## PROBLEM:
From the very first line of the data to the line containing "plt.rcParams['font.family'] = ['Noto", retype everything exactly, leaving the pictures behind.

-- BEGIN SUPPLIED DATA --

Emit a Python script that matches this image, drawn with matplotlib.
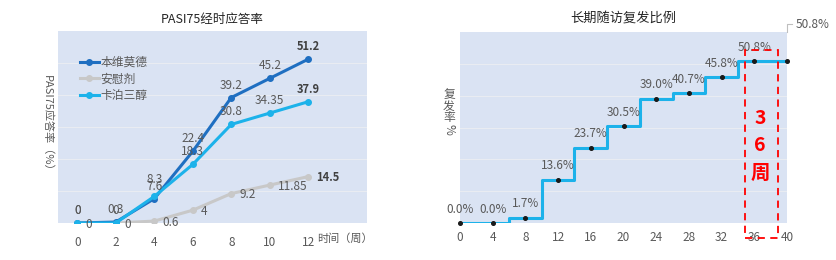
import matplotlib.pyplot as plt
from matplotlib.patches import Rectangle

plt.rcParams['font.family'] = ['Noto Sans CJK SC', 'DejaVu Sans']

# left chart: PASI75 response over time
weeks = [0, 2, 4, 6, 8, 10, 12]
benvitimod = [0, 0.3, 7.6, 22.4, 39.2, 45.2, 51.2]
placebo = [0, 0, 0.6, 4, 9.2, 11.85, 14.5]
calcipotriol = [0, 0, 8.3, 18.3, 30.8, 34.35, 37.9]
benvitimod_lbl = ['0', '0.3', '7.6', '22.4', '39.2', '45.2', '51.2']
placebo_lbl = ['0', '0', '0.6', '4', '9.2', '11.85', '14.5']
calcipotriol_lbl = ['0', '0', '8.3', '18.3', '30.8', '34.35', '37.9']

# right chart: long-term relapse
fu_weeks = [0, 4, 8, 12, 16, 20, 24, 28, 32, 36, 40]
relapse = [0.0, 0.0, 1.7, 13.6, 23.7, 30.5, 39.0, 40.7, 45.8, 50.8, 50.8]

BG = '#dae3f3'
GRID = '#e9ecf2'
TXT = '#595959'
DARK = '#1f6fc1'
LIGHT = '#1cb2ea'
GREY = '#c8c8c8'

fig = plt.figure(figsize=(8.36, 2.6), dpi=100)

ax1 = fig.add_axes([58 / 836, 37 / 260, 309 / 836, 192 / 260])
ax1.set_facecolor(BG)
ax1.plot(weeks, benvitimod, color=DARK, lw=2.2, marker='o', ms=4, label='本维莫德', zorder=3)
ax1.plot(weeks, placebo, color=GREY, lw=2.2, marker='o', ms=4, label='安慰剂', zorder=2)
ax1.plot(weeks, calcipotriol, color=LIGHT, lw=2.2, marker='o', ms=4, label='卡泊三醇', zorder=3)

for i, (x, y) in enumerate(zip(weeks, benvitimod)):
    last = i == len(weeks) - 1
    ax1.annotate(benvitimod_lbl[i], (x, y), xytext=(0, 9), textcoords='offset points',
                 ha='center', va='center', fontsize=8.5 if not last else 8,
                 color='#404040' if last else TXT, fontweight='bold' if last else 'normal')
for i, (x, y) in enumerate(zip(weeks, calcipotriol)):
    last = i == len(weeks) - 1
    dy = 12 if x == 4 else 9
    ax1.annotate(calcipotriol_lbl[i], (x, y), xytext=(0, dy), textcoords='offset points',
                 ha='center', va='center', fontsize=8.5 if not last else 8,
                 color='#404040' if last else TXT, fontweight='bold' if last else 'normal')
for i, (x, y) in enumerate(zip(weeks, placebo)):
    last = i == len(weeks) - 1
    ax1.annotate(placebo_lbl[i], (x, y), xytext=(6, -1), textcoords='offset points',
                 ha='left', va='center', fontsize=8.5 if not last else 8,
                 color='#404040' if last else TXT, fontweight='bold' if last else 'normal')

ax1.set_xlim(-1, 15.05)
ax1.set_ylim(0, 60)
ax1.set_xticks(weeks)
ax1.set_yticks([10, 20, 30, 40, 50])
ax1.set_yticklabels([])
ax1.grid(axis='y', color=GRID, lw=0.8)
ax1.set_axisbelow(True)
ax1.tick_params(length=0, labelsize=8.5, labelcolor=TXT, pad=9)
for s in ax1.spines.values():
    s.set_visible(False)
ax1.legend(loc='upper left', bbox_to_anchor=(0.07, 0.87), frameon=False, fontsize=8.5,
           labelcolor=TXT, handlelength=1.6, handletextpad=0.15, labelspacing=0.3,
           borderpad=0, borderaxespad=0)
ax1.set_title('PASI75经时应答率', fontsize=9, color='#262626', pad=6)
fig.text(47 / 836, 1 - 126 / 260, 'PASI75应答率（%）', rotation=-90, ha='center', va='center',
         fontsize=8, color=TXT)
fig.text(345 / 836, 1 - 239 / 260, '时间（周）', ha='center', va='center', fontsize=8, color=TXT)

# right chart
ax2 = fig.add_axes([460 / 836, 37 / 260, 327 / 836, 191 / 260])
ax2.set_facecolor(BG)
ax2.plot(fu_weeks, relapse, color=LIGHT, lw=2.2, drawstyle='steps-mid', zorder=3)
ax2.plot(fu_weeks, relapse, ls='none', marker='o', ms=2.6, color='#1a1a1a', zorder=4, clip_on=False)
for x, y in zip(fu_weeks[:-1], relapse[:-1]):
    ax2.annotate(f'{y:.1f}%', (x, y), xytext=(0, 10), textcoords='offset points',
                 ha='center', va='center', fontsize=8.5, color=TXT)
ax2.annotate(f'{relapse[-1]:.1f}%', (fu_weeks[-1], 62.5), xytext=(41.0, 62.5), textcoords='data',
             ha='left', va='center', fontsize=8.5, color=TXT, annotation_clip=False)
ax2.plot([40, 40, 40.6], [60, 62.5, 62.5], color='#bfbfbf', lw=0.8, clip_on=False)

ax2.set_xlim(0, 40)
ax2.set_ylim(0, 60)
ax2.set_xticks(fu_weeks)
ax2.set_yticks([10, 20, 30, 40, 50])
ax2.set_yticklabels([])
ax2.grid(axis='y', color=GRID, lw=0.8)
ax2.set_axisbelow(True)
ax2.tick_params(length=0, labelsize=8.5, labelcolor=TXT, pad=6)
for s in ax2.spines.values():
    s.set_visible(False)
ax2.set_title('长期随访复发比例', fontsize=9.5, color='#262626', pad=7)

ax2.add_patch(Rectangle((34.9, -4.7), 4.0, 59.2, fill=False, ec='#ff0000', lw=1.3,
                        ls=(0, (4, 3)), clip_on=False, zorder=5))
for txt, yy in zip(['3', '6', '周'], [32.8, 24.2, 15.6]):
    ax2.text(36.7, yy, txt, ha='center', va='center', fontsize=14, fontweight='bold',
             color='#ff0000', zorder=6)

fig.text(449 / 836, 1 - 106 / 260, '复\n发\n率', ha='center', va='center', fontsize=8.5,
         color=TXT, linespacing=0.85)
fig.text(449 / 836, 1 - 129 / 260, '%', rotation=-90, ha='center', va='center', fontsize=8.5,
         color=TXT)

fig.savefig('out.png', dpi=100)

-- END SUPPLIED DATA --

## OUTPUT:
Emit a Python script that matches this image, drawn with matplotlib.
import matplotlib.pyplot as plt
from matplotlib.patches import Rectangle

plt.rcParams['font.family'] = ['Noto Sans CJK SC', 'DejaVu Sans']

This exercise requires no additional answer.